# Bundling material



## Ben33 (May 12, 2013)

Needing to know how many boards go to a bundle! I'm currently cutting 2x10, 2x12, & 4x4's


----------



## CNYWOODS (Apr 22, 2012)

Elaborate please.


----------



## Ben33 (May 12, 2013)

I'm trying to figure out if there is a square footage to a bundle? I called Home Depot and they had told me that there is (44) 2x10's to a bundle. Stacked 4 wide, but he didn't tell me how many high! 

I have a contract to cut 2x12's 2x10's and 4x4's, and I'm wanting to build a pipe rack to stack the boards in to band them. 

So basically what I'm looking for is a number of boards or a square footage of what it's going to take to make a bundle so I can build my racks.

J. Ellison


----------



## whatalesyou1 (Mar 18, 2011)

As far as I know, a bundle is not a predetermined measurement. I would call HD back.


----------



## CNYWOODS (Apr 22, 2012)

Shouldn't that be specified in the contract? If theres 44/ bundle, and its stacked 4 wide. Then 11 high?


----------



## Black540i (Jan 4, 2013)

The amount in each unit depends on the mill that makes them. I work at a lumber yard and our 2x10's usually come in units of 105. 2x12's come in units of 84 and 4x4's come in units of 60 or so. It sometimes varies though.


----------



## Ben33 (May 12, 2013)

I don't have the exact paper work I'm front of me but I believe they said I needed( 90) 2x10's & 12's per bundle and (55) 4x4's. My problem is I only have a small 5000 lb forklift to move this material. It's an old warehouse forklift that has to be on concrete (which the concrete is very limited).

J. Ellison


----------



## Ben33 (May 12, 2013)

All the boards are getting shipped from the yard green! So I'm thinking weight is going to be an issue

J. Ellison


----------



## EHCRain (Oct 24, 2010)

I actually work at HD, none of my stores bunks are deeper than 48" because that is the depth of our racking but i would bet that the bunks of lumber would be based on the size of a standard pallet. I would keep the bunks narrower if you have a smaller lift, keeping the size to about 36" instead of 48" would really help to reduce the weight on the lift.


----------



## Ben33 (May 12, 2013)

Thanks for everything guys I've been all over the Internet looking for something to go by. I've been a carpenter for nearly 13 years this is my very first sawyer job, a brand new yard with a mediocre wood mizer! (95 LT 40) I have to produce 400 bd ft per hour to meet the demands of the costumer and my best day thus far has been 420 per hour! I just want everything to go as smoothly as possible so all advice is very much appreciated.

J. Ellison


----------



## against_the_grain (Aug 15, 2010)

Seems like you might have a better chance at getting your question answered in the "milling" forum.


----------



## Steve Neul (Sep 2, 2011)

If the lumber you are working with is green you probably should be putting sticks between the boards so if you do, you probably should allow for that when you are figuring the size of the bunk you are bundling. 

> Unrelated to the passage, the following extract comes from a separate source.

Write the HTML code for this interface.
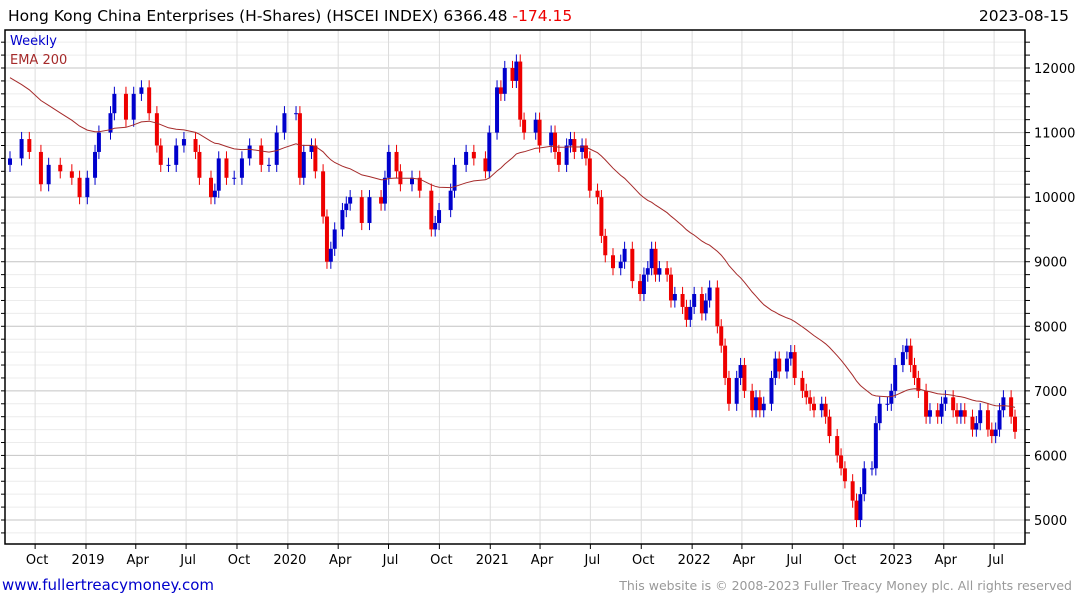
<!DOCTYPE html>
<html><head><meta charset="utf-8"><style>
body{margin:0;background:#fff;font-family:"Liberation Sans","DejaVu Sans",sans-serif}
</style></head><body>
<svg id="chart" width="1075" height="600" xmlns="http://www.w3.org/2000/svg" style="display:block;font-family:'DejaVu Sans','Liberation Sans',sans-serif">
<g id="grid"></g>
<g id="candles"></g>
<path id="ema" fill="none" stroke="#a52a2a" stroke-width="1"/>
<rect x="5" y="30" width="1020" height="514" fill="none" stroke="#000" stroke-width="1.5"/>
<g id="axes"></g>
<text x="8" y="21" font-size="15.5" fill="#000">Hong Kong China Enterprises (H-Shares) (HSCEI INDEX) 6366.48 <tspan fill="#e00">-174.15</tspan></text>
<text x="1069" y="21" font-size="15.5" text-anchor="end" fill="#000">2023-08-15</text>
<text x="10" y="45" font-size="13" fill="#0000cc">Weekly</text>
<text x="10" y="64" font-size="13" fill="#a52a2a">EMA 200</text>
<text x="2" y="590" font-size="15" fill="#0000cc">www.fullertreacymoney.com</text>
<text x="1072" y="590" font-size="12.5" text-anchor="end" fill="#999">This website is © 2008-2023 Fuller Treacy Money plc. All rights reserved</text>
</svg>
<script>
const weeks=[0,3,5,8,10,13,16,18,20,22,23,26,27,30,32,34,36,38,39,41,43,45,48,49,52,53,54,56,58,60,62,65,67,69,71,74,75,76,78,79,81,82,83,84,86,87,88,91,93,96,97,98,100,101,104,106,109,110,111,114,115,118,120,123,124,126,127,128,130,131,132,133,136,137,140,141,142,144,145,146,148,149,150,152,153,154,156,158,159,161,163,164,165,166,167,168,170,171,172,174,175,176,177,179,180,181,183,184,185,186,188,189,190,192,193,194,195,197,198,199,201,202,203,205,206,207,208,210,211,212,214,215,216,218,219,220,221,223,224,225,227,228,229,231,232,233,234,235,237,238,240,241,242,244,245,246,247,249,250,251,253,254,255,256,257,259,260];
const closes=[10600,10900,10700,10200,10500,10400,10300,10000,10300,10700,11000,11300,11600,11200,11600,11700,11300,10800,10500,10500,10800,10900,10700,10300,10000,10100,10600,10300,10300,10600,10800,10500,10500,11000,11300,11300,10300,10700,10800,10400,9700,9000,9200,9500,9800,9900,10000,9600,10000,9900,10300,10700,10400,10200,10300,10100,9500,9600,9800,10100,10500,10700,10600,10400,11000,11700,11600,12000,11800,12100,11200,11000,11200,10800,11000,10700,10500,10800,10900,10700,10800,10600,10100,10000,9400,9100,8900,9000,9200,8700,8500,8800,8900,9200,8800,8900,8800,8400,8500,8300,8100,8300,8500,8200,8400,8600,8000,7700,7200,6800,7200,7400,7000,6700,6900,6700,6800,7200,7500,7300,7500,7600,7200,7000,6900,6800,6700,6800,6600,6300,6000,5800,5600,5300,5000,5400,5800,5800,6500,6800,6800,7000,7400,7600,7700,7400,7200,7000,6600,6700,6600,6800,6900,6700,6600,6700,6600,6400,6500,6700,6400,6300,6400,6700,6900,6600,6366];
const firstOpen=10500;
const emaSeed=11850;
const yTicks=[5000,6000,7000,8000,9000,10000,11000,12000];
const xLabels=["Oct","2019","Apr","Jul","Oct","2020","Apr","Jul","Oct","2021","Apr","Jul","Oct","2022","Apr","Jul","Oct","2023","Apr","Jul"];
const xLabelDates=["2018-10-01","2019-01-01","2019-04-01","2019-07-01","2019-10-01","2020-01-01","2020-04-01","2020-07-01","2020-10-01","2021-01-01","2021-04-01","2021-07-01","2021-10-01","2022-01-01","2022-04-01","2022-07-01","2022-10-01","2023-01-01","2023-04-01","2023-07-01"];
const NS="http://www.w3.org/2000/svg";
const yS=v=>520-(v-5000)*0.06457;
const xD=d=>86+(Date.parse(d)-Date.parse("2019-01-01"))/86400000*202/365.25;
const xW=w=>10+w*(1015-10)/260;
function mk(tag,attrs,parent){const e=document.createElementNS(NS,tag);for(const k in attrs)e.setAttribute(k,attrs[k]);parent.appendChild(e);return e;}
const grid=document.getElementById('grid'),axes=document.getElementById('axes'),cg=document.getElementById('candles');
for(let v=4800;v<=12600;v+=200){const y=yS(v);if(y<30||y>544)continue;const major=v%1000===0;
 const l=mk('line',{x1:5,x2:1025,y1:y,y2:y,stroke:major?'#c4c4c4':'#ececec','stroke-width':1},grid);
 
 const t=mk('line',{x1:1025,x2:1030,y1:y,y2:y,stroke:'#000'},axes);
 
 const t2=mk('line',{x1:5,x2:1,y1:y,y2:y,stroke:'#000'},axes);
 }
yTicks.forEach(v=>{const t=mk('text',{x:1034,y:yS(v)+5,'font-size':13,fill:'#000'},axes);t.textContent=v;
 });
xLabelDates.forEach((d,i)=>{const x=xD(d);
 const l=mk('line',{x1:x,x2:x,y1:30,y2:544,stroke:'#dcdcdc'},grid);
 
 const tk=mk('line',{x1:x,x2:x,y1:544,y2:549,stroke:'#000'},axes);
 
 const t=mk('text',{x:x+2,y:564,'font-size':13,'text-anchor':'middle',fill:'#000'},axes);t.textContent=xLabels[i];
 });
let prev=firstOpen,ema=emaSeed,pts=[],pw=0;
const n=Math.min(weeks.length,closes.length);
for(let i=0;i<n;i++){const c=closes[i],o=prev,x=xW(weeks[i]),up=c>=o,col=up?'#0000cc':'#ee0000';
 const hi=Math.max(o,c)+110,lo=Math.min(o,c)-110;
 const w=mk('line',{x1:x,x2:x,y1:yS(hi),y2:yS(lo),stroke:col,'stroke-width':1},cg);
 
 const y1=yS(Math.max(o,c)),y2=yS(Math.min(o,c));
 const b=mk('rect',{x:x-2,y:y1,width:4,height:Math.max(1,y2-y1),fill:col},cg);
 
 const dw=Math.max(1,weeks[i]-pw);const a=1-Math.pow(1-2/51,dw);
 if(i>0)ema=ema+(c-ema)*a;pts.push(x.toFixed(1)+','+yS(ema).toFixed(1));prev=c;pw=weeks[i];}
document.getElementById('ema').setAttribute('d','M'+pts.join('L'));
</script>
</body></html>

If this is going to be a long term contract you might have to at least pour a concrete drive for your forklift. 

If you are producing 20 bd. ft. per hr more than necessary now in time you will think of more and more shortcuts to where you will do much better. I've had contracts where on start-up was losing a lot of money but in a few months started making a good profit.


----------



## Ben33 (May 12, 2013)

Thinking about getting a Lull, I have this property leased for a year with an option to buy, there is rock under the grass here so I'm thinking a little rubber tire will do the trick!

J. Ellison


----------